Conversely, these fluids may metasomatically alter a rock, introducing new Rb and Sr into the rock (generally during potassic alteration or calcic (albitisation) alteration. Rb–Sr can then be used on the altered mineralogy to date the time of this alteration, but not the date at which the rock formed.

Thus, assigning age significance to a result requires studying the metasomatic and thermal history of the rock, any metamorphic events, and any evidence of fluid movement. A Rb–Sr date which is at variance with other geochronometers may not be useless, it may be providing data on an event which is not representing the age of formation of the rock.

==Uses==
===Geochronology===
The Rb–Sr dating method has been used extensively in dating terrestrial and lunar rocks, and meteorites. If the initial amount of Sr is known or can be extrapolated, the age can be determined by measurement of the Rb and Sr concentrations and the ^{87}Sr/^{86}Sr ratio. The dates indicate the true age of the minerals only if the rocks have not been subsequently altered.

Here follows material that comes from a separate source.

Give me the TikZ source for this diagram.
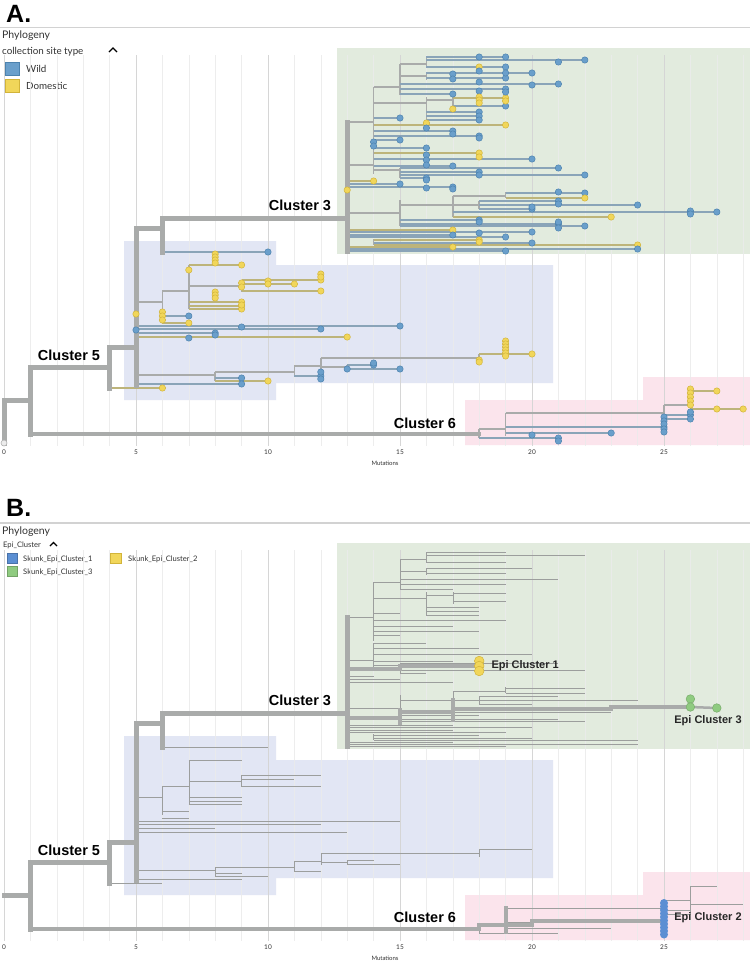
\documentclass[tikz,border=0pt]{standalone}
\usepackage{fontspec}
\setmainfont{Lato}
\newfontfamily\labfont{Liberation Sans}

\definecolor{brgrey}{HTML}{A9ABAA}
\definecolor{thingrey}{HTML}{9C9E9D}
\definecolor{lineb}{HTML}{8AA4B8}
\definecolor{liney}{HTML}{BDB47A}
\definecolor{dotb}{HTML}{6A9FCB}
\definecolor{edgeb}{HTML}{4C82AE}
\definecolor{doty}{HTML}{F1D65A}
\definecolor{edgey}{HTML}{D2B43A}
\definecolor{epiblue}{HTML}{5B8FD3}
\definecolor{epigreen}{HTML}{8FCB80}
\definecolor{greenbox}{HTML}{E2EBDE}
\definecolor{bluebox}{HTML}{E2E6F4}
\definecolor{pinkbox}{HTML}{FBE4EC}
\definecolor{gridminor}{HTML}{EBEBEB}
\definecolor{gridmajor}{HTML}{D2D2D2}
\definecolor{uitext}{HTML}{333333}

% tree drawn in mutations (x) and pixel rows (y)
\def\vertsA{15/64/95, 16/57/67, 16/73/80, 14/87/146, 16/97/120, 17/97/109,
  14/148/174, 15/168/178, 15/200/226, 17/196/217, 19/192/198, 18/201/209,
  14/239/245, 6/291/320, 7/265/309, 9/280/292, 8/372/381, 11/366/376,
  12/358/370, 18/354/362, 13/365/369, 18/429/438, 19/413/436, 25/405/432,
  26/391/420}
\def\innerA{13/14/122, 14/15/87, 15/16/64, 15/16/76, 14/16/103, 16/17/100,
  13/14/165, 14/15/170, 13/15/213, 15/17/205, 17/19/196, 17/18/205,
  5/6/302, 6/7/291, 7/9/286, 5/8/375, 8/11/372, 11/12/366, 12/18/358,
  12/13/367, 18/19/429, 19/25/413, 25/26/405}
\def\tipsA{16/19/57/b, 16/22/60/b, 16/19/67/b, 16/20/73/b, 16/19/78/b,
  15/21/84/b, 15/19/89/b, 15/17/94/b, 17/19/98/y, 17/19/106/b, 16/18/112/b,
  16/18/116/b, 16/18/120/b, 14/15/118/b, 14/19/125/y, 14/17/131/b,
  14/18/136/b, 14/15/140/b, 14/16/148/b, 14/18/153/y, 14/20/159/b,
  14/17/166/b, 15/21/168/b, 15/18/172/b, 15/22/175/b, 15/16/178/b,
  13/14/181/y, 13/15/184/b, 13/17/187/b, 19/22/193/b, 19/22/198/y,
  18/21/201/b, 18/24/205/b, 18/20/209/b, 17/27/212/b, 17/23/217/y,
  15/18/220/b, 15/21/224/b, 15/22/226/b, 13/17/230/y, 13/20/232/b,
  13/17/235/b, 13/19/237/b, 14/18/240/y, 14/20/243/b, 14/24/245/y,
  13/17/247/y, 13/24/249/b, 13/19/251/b,
  6/10/252/b, 7/9/265/y, 9/12/280/y, 9/11/284/y, 9/12/291/y, 7/9/302/y,
  7/9/306/y, 7/9/309/y, 6/7/316/b, 6/7/323/y, 5/15/326/b, 5/12/329/b,
  5/8/333/b, 5/13/337/y, 18/20/354/y, 13/14/365/b, 13/15/369/b,
  11/12/376/b, 8/9/378/b, 8/10/381/y, 5/9/384/b, 4/6/388/y,
  26/27/391/y, 26/28/409/y, 25/26/415/b, 25/26/419/b, 19/25/427/b,
  19/23/433/b, 18/21/438/b}
\def\extraA{18/57/b, 21/62/b, 18/67/y, 17/74/b, 19/73/b, 18/71/b, 17/79/b,
  18/82/b, 20/85/b, 18/91/b, 19/92/b, 18/97/y, 18/100/y, 18/103/y,
  19/101/y, 17/109/y, 16/123/y, 16/128/b, 17/134/b, 18/138/b, 14/142/b,
  14/146/b, 18/157/y, 16/155/b, 16/160/b, 16/165/b, 18/175/b, 16/180/b,
  17/189/b, 16/188/b, 13/190/y, 21/192/b, 21/204/b, 20/207/b, 26/211/b,
  26/214/b, 18/222/b, 21/222/b, 21/228/b, 18/233/b, 18/242/y,
  8/254/y, 8/257/y, 8/260/y, 8/263/y, 7/270/y, 12/274/y, 12/277/y,
  10/281/y, 10/284/y, 9/283/y, 9/287/y, 8/292/y, 8/295/y, 8/298/y,
  9/305/y, 6/312/y, 6/316/y, 6/320/y, 5/314/y, 9/327/b, 5/330/b, 8/335/b,
  7/338/b, 19/341/y, 19/344/y, 19/347/y, 19/350/y, 19/353/y, 19/356/y,
  18/360/y, 18/362/y, 14/363/b, 13/369/b, 12/372/b, 12/379/b,
  26/389/y, 26/393/y, 26/397/y, 26/401/y, 26/405/y, 27/409/y, 26/412/b,
  25/417/b, 25/421/b, 25/424/b, 25/429/b, 25/432/b, 20/435/b, 21/441/b}

\begin{document}
\begin{tikzpicture}[x=1pt, y=-1pt,
    backbone/.style={brgrey, line width=5pt, line cap=rect},
    treeline/.style={brgrey, line width=1.6pt},
    thinline/.style={thingrey, line width=0.5pt},
    epipath/.style={brgrey, line width=4.5pt, line cap=rect},
    clusterlab/.style={font=\labfont\bfseries\fontsize{14.5}{16}\selectfont},
    epilab/.style={font=\labfont\bfseries\fontsize{11}{13}\selectfont, text=black!85},
    panellab/.style={font=\labfont\bfseries\fontsize{25}{28}\selectfont, anchor=base west, inner sep=0pt},
    uilab/.style={font=\fontsize{10.5}{12}\selectfont, text=uitext, anchor=base west, inner sep=0pt},
    legtext/.style={font=\fontsize{9.8}{11}\selectfont, text=uitext, anchor=base west, inner sep=0pt},
    smalltext/.style={font=\fontsize{7.6}{9}\selectfont, text=uitext, anchor=base west, inner sep=0pt},
    ticklab/.style={font=\fontsize{6.5}{7}\selectfont, text=uitext, inner sep=0pt},
  ]
\useasboundingbox (0,0) rectangle (750,962);
\fill[white] (0,0) rectangle (750,962);

%%% panel A header
\node[panellab] (pa) at (6,22) {A.};
\draw[gridmajor, line width=1.2pt] (0,27.5) -- (750,27.5);
\node[uilab] (phyloa) at (2,38) {Phylogeny};
\node[legtext] (sitetype) at (2,54) {collection site type};
\draw[black, line width=1.3pt] (109,52) -- (113,48) -- (117,52);
\filldraw[fill=dotb, draw=edgeb] (5,62) rectangle (19,75);
\node[legtext] (wild) at (26,72) {Wild};
\filldraw[fill=doty, draw=edgey] (5,79) rectangle (19,92);
\node[legtext] (domestic) at (26,89) {Domestic};

%%% panel B header
\node[panellab] (pb) at (6,516) {B.};
\draw[gridmajor, line width=1.2pt] (0,523) -- (750,523);
\node[uilab] (phylob) at (2,534) {Phylogeny};
\node[smalltext] (epicl) at (3,547) {Epi\_Cluster};
\draw[black, line width=1.1pt] (50,546) -- (53.5,542.5) -- (57,546);
\filldraw[fill=epiblue, draw=epiblue!80!black] (7,553) rectangle (17,563);
\node[smalltext] (sk1) at (23,561) {Skunk\_Epi\_Cluster\_1};
\filldraw[fill=doty, draw=edgey] (110,553) rectangle (121,563);
\node[smalltext] (sk2) at (128,561) {Skunk\_Epi\_Cluster\_2};
\filldraw[fill=epigreen, draw=epigreen!80!black] (7,566) rectangle (17,576);
\node[smalltext] (sk3) at (23,574) {Skunk\_Epi\_Cluster\_3};

%%% both panels share one layout, B sits 495px lower
\foreach \dy/\gtop in {0/55, 495/550} {
\begin{scope}[shift={(0,\dy)}]
  % cluster boxes
  \fill[greenbox] (337,48) rectangle (750,254);
  \fill[bluebox] (124,241) -- (276,241) -- (276,265) -- (553,265) -- (553,383)
    -- (276,383) -- (276,400) -- (124,400) -- cycle;
  \fill[pinkbox] (465,400) -- (643,400) -- (643,377) -- (750,377) -- (750,445)
    -- (465,445) -- cycle;
  \begin{scope}[x=26.4pt, xshift=4pt]
    \foreach \m in {0,...,28} {\draw[gridminor, opacity=0.85, line width=0.6pt] (\m,\gtop-\dy) -- (\m,446);}
    \foreach \m in {0,5,...,25} {\draw[gridmajor, opacity=0.85, line width=0.9pt] (\m,\gtop-\dy) -- (\m,446);}
    \foreach \m in {0,5,...,25} {\node[ticklab] at (\m,452) {\m};}
  \end{scope}
  \node[ticklab, font=\fontsize{6}{7}\selectfont] at (385,463) {Mutations};
\end{scope}
}

%%% panel A tree
\begin{scope}[x=26.4pt, xshift=4pt]
  \foreach \va/\vb/\vc in \vertsA {\draw[treeline] (\va,\vb) -- (\va,\vc);}
  \foreach \ha/\hb/\hy in \innerA {\draw[treeline] (\ha,\hy) -- (\hb,\hy);}
  \foreach \pa/\pb/\py/\cc in \tipsA {\draw[line width=1.6pt, color=line\cc] (\pa,\py) -- (\pb,\py);}
  % backbone
  \draw[backbone] (0,400) -- (0,443);
  \draw[backbone] (0,400) -- (1,400) (1,367) -- (1,434) (1,367) -- (4,367)
    (4,347) -- (4,388) (4,347) -- (5,347) (5,228) -- (5,385) (5,228) -- (6,228)
    (6,218) -- (6,252) (6,218) -- (13,218) (13,122) -- (13,251);
  \draw[backbone, line width=4pt] (1,434) -- (18,434);
  \filldraw[fill=gray!15, draw=gray!60, line width=0.6pt] (0,443) circle (3pt);
  \foreach \pa/\pb/\py/\cc in \tipsA {\filldraw[fill=dot\cc, draw=edge\cc, line width=0.5pt] (\pb,\py) circle (3.2pt);}
  \foreach \pa/\py/\cc in \extraA {\filldraw[fill=dot\cc, draw=edge\cc, line width=0.5pt] (\pa,\py) circle (3.2pt);}
\end{scope}
\node[clusterlab] (c3a) at (300,205) {Cluster 3};
\node[clusterlab] (c5a) at (69,355) {Cluster 5};
\node[clusterlab] (c6a) at (425,423) {Cluster 6};

%%% panel B tree
\begin{scope}[x=26.4pt, xshift=4pt, shift={(0,495)}]
  \foreach \va/\vb/\vc in \vertsA {\draw[thinline] (\va,\vb) -- (\va,\vc);}
  \foreach \ha/\hb/\hy in \innerA {\draw[thinline] (\ha,\hy) -- (\hb,\hy);}
  \foreach \pa/\pb/\py/\cc in \tipsA {\draw[thinline] (\pa,\py) -- (\pb,\py);}
  % backbone
  \draw[backbone] (0,400) -- (1,400) (1,367) -- (1,434) (1,367) -- (4,367)
    (4,347) -- (4,388) (4,347) -- (5,347) (5,228) -- (5,385) (5,228) -- (6,228)
    (6,218) -- (6,252) (6,218) -- (13,218) (13,122) -- (13,251);
  \draw[backbone, line width=4pt] (1,434) -- (18,434);
  % epi cluster 1
  \draw[epipath] (13,174) -- (15,174) -- (15,171) -- (18,171);
  % epi cluster 3
  \draw[epipath] (13,223) -- (15,223) (15,215) -- (15,228) (15,217) -- (17,217)
    (17,205) -- (17,225) (17,214) -- (23,214);
  \draw[epipath, line width=3.5pt] (23,212) -- (26,212);
  \draw[brgrey, line width=2.5pt] (26,212) -- (27,213);
  % epi cluster 2
  \draw[epipath, line width=4pt] (18,434) -- (18,430) -- (20,430) -- (20,426) -- (25,426)
    (19,413) -- (19,437);
  \foreach \py in {408,411.5,...,440} {\fill[epiblue] (25,\py) circle (4pt);}
  \foreach \py in {166,171,176} {\filldraw[fill=doty, draw=edgey, line width=0.5pt] (18,\py) circle (4.8pt);}
  \foreach \pa/\py in {26/204, 26/212, 27/213} {\filldraw[fill=epigreen, draw=epigreen!85!black, line width=0.5pt] (\pa,\py) circle (4.3pt);}
\end{scope}
\node[clusterlab] (c3b) at (300,700) {Cluster 3};
\node[clusterlab] (c5b) at (69,850) {Cluster 5};
\node[clusterlab] (c6b) at (425,917) {Cluster 6};
\node[epilab, anchor=west] (epi1) at (488,666) {Epi Cluster 1};
\node[epilab] (epi3) at (708,721) {Epi Cluster 3};
\node[epilab] (epi2) at (708,918) {Epi Cluster 2};
\end{tikzpicture}
\end{document}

The important concept in isotopic tracing is that Sr derived from any mineral through weathering reactions will have the same ^{87}Sr/^{86}Sr as the mineral. Although this is a potential source of error for terrestrial rocks, it is irrelevant for lunar rocks and meteorites, as there are no chemical weathering reactions in those environments.

===Isotope geochemistry===
Initial ^{87}Sr/^{86}Sr ratios are a useful tool in archaeology, forensics and paleontology because the ^{87}Sr/^{86}Sr of a skeleton, sea shell or indeed a clay artefact is directly comparable to the source rocks upon which it was formed or upon which the organism lived. Thus, by measuring the current-day ^{87}Sr/^{86}Sr ratio (and often the ^{143}Nd–^{144}Nd ratios as well) the geological fingerprint of an object or skeleton can be measured, allowing migration patterns to be determined.

===Strontium isotope stratigraphy===
Strontium isotope stratigraphy relies on recognised variations in the ^{87}Sr/^{86}Sr ratio of seawater over time. The application of Sr isotope stratigraphy is generally limited to carbonate samples for which the Sr seawater curve is well defined. This is well known for the Cenozoic time-scale but, due to poorer preservation of carbonate sequences in the Mesozoic and earlier, it is not completely understood for older sequences. In older sequences diagenetic alteration combined with greater uncertainties in estimating absolute ages due to lack of overlap between other geochronometers (for example U–Th) leads to greater uncertainties in the exact shape of the Sr isotope seawater curve.